Bijayalaxmi Biswal

Department, Institution: Division of Psychiatry, UCL
UBEL Pathway: Mental Health Research
Supervisor: Professor Alexandra Pitman (Primary) and Dr Jing Xu (Secondary)
Contact details: bijayalaxmi.biswal.25@ucl.ac.uk
Social Media: Twitter: https://x.com/bijaya_biswal
About Me

I am a medical doctor and mental health researcher from India with experience in intervention development, implementation science, and clinical trials. Informed by both my professional background and my lived experience of multiple mental health conditions, I am committed to strengthening the voice and influence of service users in research and implementation. My research focuses on the socio-political determinants of mental health, lived experience engagement, and suicide prevention. I am particularly dedicated to developing methodologies and interventions that address structural inequalities, amplify marginalized voices, and integrate professional expertise with the experiential knowledge of service users.

My Research

My doctoral project seeks to understand why people working in the construction industry represent the occupational group at highest risk of suicide in England. Despite growing recognition of this elevated risk, the reasons behind it remain poorly understood. Using a mixed-methods approach, I will combine evidence synthesis, qualitative analysis, and an immersive placement with a leading construction company to examine the pressures faced by construction professionals. The research will focus particularly on coping practices, help-seeking behaviour, and impact of suicidal thoughts, while also considering how work practices, routines, and organisational cultures shape mental health outcomes.

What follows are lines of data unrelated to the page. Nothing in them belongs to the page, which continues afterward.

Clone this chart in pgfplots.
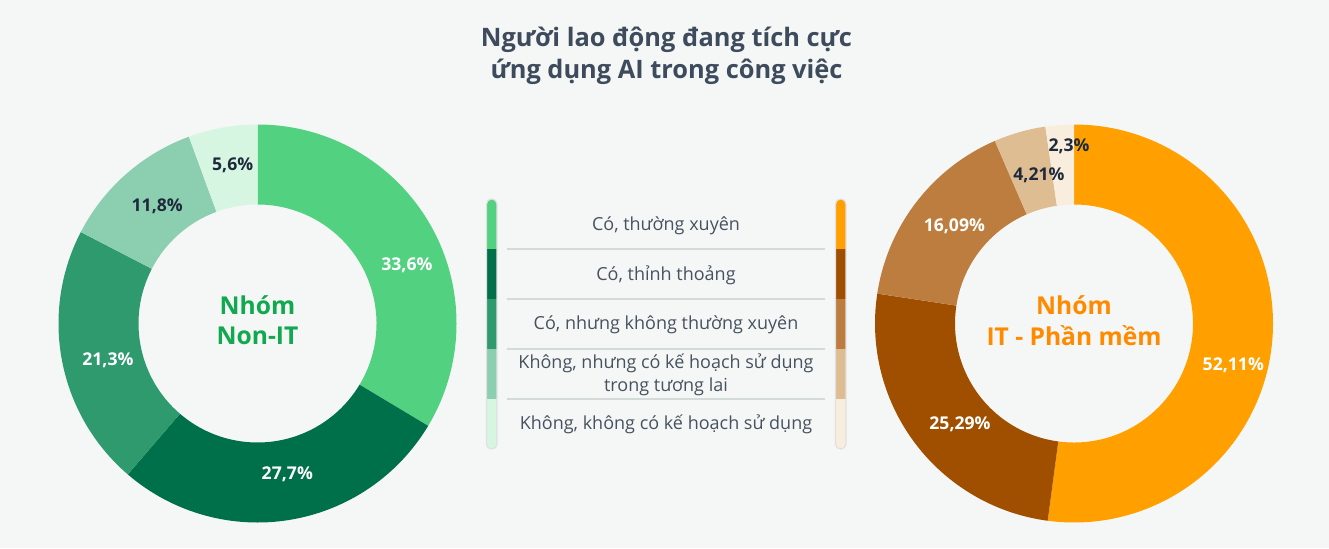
\documentclass[border=0pt]{standalone}
\usepackage{fontspec}
\setmainfont{Open Sans}
\usepackage{pgfplots}
\usepackage{pgfplotstable}
\pgfplotsset{compat=1.18}
\definecolor{bgc}{HTML}{F5F7F6}
\definecolor{gA}{HTML}{52D180}
\definecolor{gB}{HTML}{00704A}
\definecolor{gC}{HTML}{2E9A6E}
\definecolor{gD}{HTML}{8CCFB0}
\definecolor{gE}{HTML}{D6F6E2}
\definecolor{oA}{HTML}{FFA000}
\definecolor{oB}{HTML}{A04F00}
\definecolor{oC}{HTML}{BC7D3E}
\definecolor{oD}{HTML}{DFBD92}
\definecolor{oE}{HTML}{F9EEDD}
\definecolor{lbl}{HTML}{1E2A3B}
\definecolor{titlec}{HTML}{3D4B5C}
\definecolor{legc}{HTML}{46525F}
\definecolor{sepc}{HTML}{D3DBD9}
\definecolor{greent}{HTML}{12A84F}
\definecolor{oranget}{HTML}{FF8A00}

% share, label angle (deg), label radius (px), slice colour, label colour
\pgfplotstableread{
share la lr col tc
33.6 21.4 160.5 gA white
27.7 -78.8 153.4 gB white
21.3 193.7 154 gC white
11.8 130.5 154.4 gD lbl
5.6 98.9 160.4 gE lbl
}\nonit
\pgfplotstableread{
share la lr col tc
52.11 -14.6 164.6 oA white
25.29 221.4 152 oB white
16.09 140.8 154.4 oC white
4.21 103.3 152.6 oD lbl
2.3 91.6 177.6 oE lbl
}\itsw

\newcommand\donut[3]{%
 \pgfplotstablegetrowsof{#1}\pgfmathtruncatemacro\N{\pgfplotsretval-1}%
 \xdef\cum{0}%
 \foreach \i in {0,...,\N}{%
   \pgfplotstablegetelem{\i}{share}\of#1\pgfmathsetmacro\v{\pgfplotsretval}%
   \pgfplotstablegetelem{\i}{col}\of#1\edef\col{\pgfplotsretval}%
   \pgfmathsetmacro\aA{90-\cum*3.6}%
   \pgfmathsetmacro\aB{90-(\cum+\v)*3.6}%
   \fill[\col] (axis cs:#2,#3) ++(\aA:99.5pt) arc[start angle=\aA,end angle=\aB,radius=99.5pt]
      -- ++({\aB+180}:40pt) arc[start angle=\aB,end angle=\aA,radius=59.5pt] -- cycle;
   \pgfmathsetmacro\c{\cum+\v}\xdef\cum{\c}%
 }%
 \foreach \i in {0,...,\N}{%
   \pgfplotstablegetelem{\i}{share}\of#1\pgfmathsetmacro\v{\pgfplotsretval}%
   \pgfplotstablegetelem{\i}{la}\of#1\pgfmathsetmacro\la{\pgfplotsretval}%
   \pgfplotstablegetelem{\i}{lr}\of#1\pgfmathsetmacro\lr{\pgfplotsretval*0.5}%
   \pgfplotstablegetelem{\i}{tc}\of#1\edef\tc{\pgfplotsretval}%
   \path (axis cs:#2,#3) ++(\la:\lr pt) node[text=\tc,font=\bfseries\fontsize{8.8}{10}\selectfont]
     {\pgfmathprintnumber[use comma,precision=2,assume math mode=true]{\v}\%};
 }%
}

\newcommand\legbar[3]{% table, x-left, x-right
 \begin{scope}
 \clip[rounded corners=2.5pt] (axis cs:#2,99) rectangle (axis cs:#3,349);
 \pgfplotstablegetrowsof{#1}\pgfmathtruncatemacro\N{\pgfplotsretval-1}%
 \foreach \i in {0,...,\N}{%
   \pgfplotstablegetelem{\i}{col}\of#1\edef\col{\pgfplotsretval}%
   \pgfmathsetmacro\yt{349-50*\i}\pgfmathsetmacro\yb{\yt-50}%
   \fill[\col] (axis cs:#2,\yb) rectangle (axis cs:#3,\yt);
 }%
 \end{scope}
 \draw[black!12,line width=0.6pt,rounded corners=2.5pt] (axis cs:#2,99) rectangle (axis cs:#3,349);
}

\begin{document}
\begin{tikzpicture}
\begin{axis}[x=0.5pt,y=0.5pt,xmin=0,xmax=1329,ymin=0,ymax=548,
  hide axis,scale only axis,clip=false]
\pgfplotsextra{%
 \fill[bgc] (axis cs:0,0) rectangle (axis cs:1329,548);
 \donut{\nonit}{257.5}{224.5}%
 \donut{\itsw}{1074}{224.5}%
 % title
 \node[text=titlec,font=\bfseries\fontsize{12.7}{14}\selectfont] at (axis cs:666.5,508) {Người lao động đang tích cực};
 \node[text=titlec,font=\bfseries\fontsize{12.7}{14}\selectfont] at (axis cs:666.5,476) {ứng dụng AI trong công việc};
 % centre texts
 \node[text=greent,font=\bfseries\fontsize{12.3}{14}\selectfont] at (axis cs:257.5,243) {Nhóm};
 \node[text=greent,font=\bfseries\fontsize{12.3}{14}\selectfont] at (axis cs:257.5,212) {Non-IT};
 \node[text=oranget,font=\bfseries\fontsize{12.3}{14}\selectfont] at (axis cs:1074,243) {Nhóm};
 \node[text=oranget,font=\bfseries\fontsize{12.3}{14}\selectfont] at (axis cs:1074,212) {IT - Phần mềm};
 % legend
 \legbar{\nonit}{486.5}{497}%
 \legbar{\itsw}{835.5}{846}%
 \foreach \y in {299,249,199,149}{\draw[sepc,line width=0.8pt] (axis cs:507,\y) -- (axis cs:825,\y);}
 \begin{scope}[every node/.style={text=legc,font=\fontsize{9}{11.5}\selectfont,align=center}]
 \node at (axis cs:666,322.3) {Có, thường xuyên};
 \node at (axis cs:666,273) {Có, thỉnh thoảng};
 \node at (axis cs:666,223) {Có, nhưng không thường xuyên};
 \node at (axis cs:666,173.5) {Không, nhưng có kế hoạch sử dụng\\trong tương lai};
 \node at (axis cs:666,124) {Không, không có kế hoạch sử dụng};
 \end{scope}
}
\end{axis}
\end{tikzpicture}
\end{document}
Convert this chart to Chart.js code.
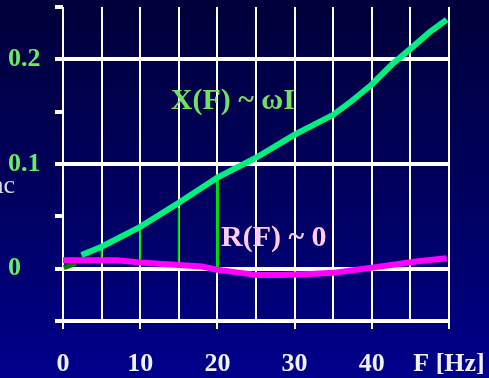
<!DOCTYPE html>
<html lang="en">
<head>
    <meta charset="UTF-8">
    <title>X(F) ~ ωI, R(F) ~ 0</title>
    <style>
        html, body { margin: 0; padding: 0; }
        body {
            width: 489px;
            height: 378px;
            overflow: hidden;
            background: linear-gradient(to bottom, #00003a 0%, #00005e 50%, #00008c 100%);
        }
        canvas { display: block; }
    </style>
</head>
<body>
    <canvas id="grafico" width="489" height="378"></canvas>

    <script src="https://cdn.jsdelivr.net/npm/chart.js"></script>
    <script>
        // Reactance curve X(F)
        const freqX = [2.4, 5, 10, 15, 20, 25, 30, 35, 37.2, 40, 42.6, 45, 47.5, 49.7];
        const valoresX = [0.013, 0.021, 0.040, 0.063, 0.087, 0.106, 0.128, 0.147, 0.159, 0.176, 0.195, 0.210, 0.226, 0.238];

        // Resistance curve R(F)
        const freqR = [0, 5, 7, 10, 14, 18, 20, 23, 25, 28, 32, 35, 38, 40, 43, 46, 49.7];
        const valoresR = [0.008, 0.008, 0.008, 0.006, 0.004, 0.002, -0.001, -0.004, -0.006, -0.006, -0.005, -0.004, -0.001, 0.001, 0.004, 0.007, 0.010];

        // Vertical green segments between R and X
        const freqVert = [5, 10, 15, 20];
        const baseVert = [0.011, 0.008, 0.005, 0.000];
        const topoVert = [0.018, 0.039, 0.058, 0.090];

        // small dark green piece at the origin
        const freqInicio = [0.1, 1.7];
        const valoresInicio = [0.001, 0.005];

        // Axis tick labels
        const rotulosY = { 0: '0', 10: '0.1', 20: '0.2' };
        const rotulosX = { 0: '0', 10: '10', 20: '20', 30: '30', 40: '40', 50: 'F [Hz]' };

        const serif = '"Liberation Serif", "Times New Roman", serif';

        function pontos(xs, ys) {
            return xs.map((x, i) => ({ x: x, y: ys[i] }));
        }

        const datasets = [
            {
                data: pontos(freqX, valoresX),
                borderColor: '#00f080',
                borderWidth: 6,
                pointRadius: 0,
                tension: 0,
                order: 0
            },
            {
                data: pontos(freqR, valoresR),
                borderColor: '#ff00ff',
                borderWidth: 6,
                pointRadius: 0,
                tension: 0,
                order: 1
            },
            {
                data: pontos(freqInicio, valoresInicio),
                borderColor: '#007a00',
                borderWidth: 5,
                pointRadius: 0,
                order: 3
            }
        ];

        freqVert.forEach((f, i) => {
            datasets.push({
                data: [{ x: f, y: baseVert[i] }, { x: f, y: topoVert[i] }],
                borderColor: '#00e000',
                borderWidth: i === 3 ? 3 : 2,
                pointRadius: 0,
                order: 2
            });
        });

        // annotation texts
        const textos = {
            id: 'textos',
            afterDatasetsDraw(chart) {
                const ctx = chart.ctx;
                const sx = chart.scales.x, sy = chart.scales.y;
                ctx.save();
                ctx.textAlign = 'center';
                ctx.textBaseline = 'middle';
                ctx.font = 'bold 30px ' + serif;
                ctx.fillStyle = '#70e060';
                ctx.fillText('X(F) ~ ωI', sx.getPixelForValue(22), sy.getPixelForValue(0.160));
                ctx.fillStyle = '#ffccf0';
                ctx.fillText('R(F) ~ 0', sx.getPixelForValue(27.3), sy.getPixelForValue(0.029));
                ctx.font = '26px ' + serif;
                ctx.fillStyle = '#d8d8e8';
                ctx.textAlign = 'right';
                ctx.fillText('ac', 15, 186);
                ctx.restore();
            }
        };

        const chaveY = v => Math.round(v * 100);

        new Chart(document.getElementById('grafico'), {
            type: 'line',
            data: { datasets: datasets },
            options: {
                responsive: false,
                animation: false,
                events: [],
                layout: { padding: { left: 8, right: 40, top: 7, bottom: 0 } },
                plugins: {
                    legend: { display: false },
                    tooltip: { enabled: false }
                },
                scales: {
                    x: {
                        type: 'linear',
                        min: 0,
                        max: 50,
                        afterFit: s => { s.height = 57; s.paddingLeft = 0; s.paddingRight = 0; },
                        border: { display: false },
                        grid: {
                            color: '#ffffff',
                            lineWidth: 2,
                            tickLength: 8,
                            tickColor: c => (c.tick && c.tick.value % 10 !== 0) ? 'rgba(0,0,0,0)' : '#ffffff'
                        },
                        ticks: {
                            stepSize: 5,
                            autoSkip: false,
                            maxRotation: 0,
                            minRotation: 0,
                            padding: 20,
                            color: '#f0f0ff',
                            font: { family: serif, weight: 'bold', size: 26 },
                            callback: v => rotulosX[v] !== undefined ? rotulosX[v] : ''
                        }
                    },
                    y: {
                        type: 'linear',
                        min: -0.05,
                        max: 0.25,
                        afterFit: s => { s.width = 55; s.paddingTop = 0; s.paddingBottom = 0; },
                        border: { display: false },
                        grid: {
                            color: c => (c.tick && chaveY(c.tick.value) % 10 === 5) ? 'rgba(0,0,0,0)' : '#ffffff',
                            lineWidth: 4,
                            tickLength: 8,
                            tickColor: '#ffffff'
                        },
                        ticks: {
                            stepSize: 0.05,
                            autoSkip: false,
                            crossAlign: 'far',
                            color: '#66ee66',
                            font: c => ({
                                family: serif,
                                weight: 'bold',
                                size: (c.tick && rotulosY[chaveY(c.tick.value)] !== undefined) ? 26 : 1
                            }),
                            callback: v => rotulosY[chaveY(v)] !== undefined ? rotulosY[chaveY(v)] : ''
                        }
                    }
                }
            },
            plugins: [textos]
        });
    </script>
</body>
</html>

This is an interdisciplinary project situated between the Division of Psychiatry and the Bartlett School of Sustainable Construction. It engages with themes central to my academic interests (loneliness, the intersectional determinants of mental health, and the future of the workplace) while contributing evidence to inform workplace policies and suicide prevention strategies in high-risk occupational settings.

Impact of My Research

By combining evidence synthesis with qualitative interviewing and participant observation, this study will provide a more holistic understanding of the factors driving suicide risk in this occupational group. Academically, the project can advance interdisciplinary dialogue between psychiatry, social science, and construction studies, while also highlighting how intersectional factors such as gender, class, and migration status shape mental health vulnerabilities and coping strategies. The findings can inform national suicide prevention policies and support the development of sector-specific guidelines tailored to the needs of the construction workforce. In practice, the research has the potential to shape organisational cultures, management practices, and workplace interventions that improve help-seeking and peer support.

Beyond the sector itself, the project can contribute to tackling stigma around mental health in male-dominated industries, improving awareness and resilience at community level. By integrating an intersectional lens, the study can also generate insights that are transferable to other groups facing layered forms of disadvantage. The framework developed can therefore be relevant for other high-risk occupations in the UK and globally, contributing to a more inclusive approach to workplace mental health and suicide prevention.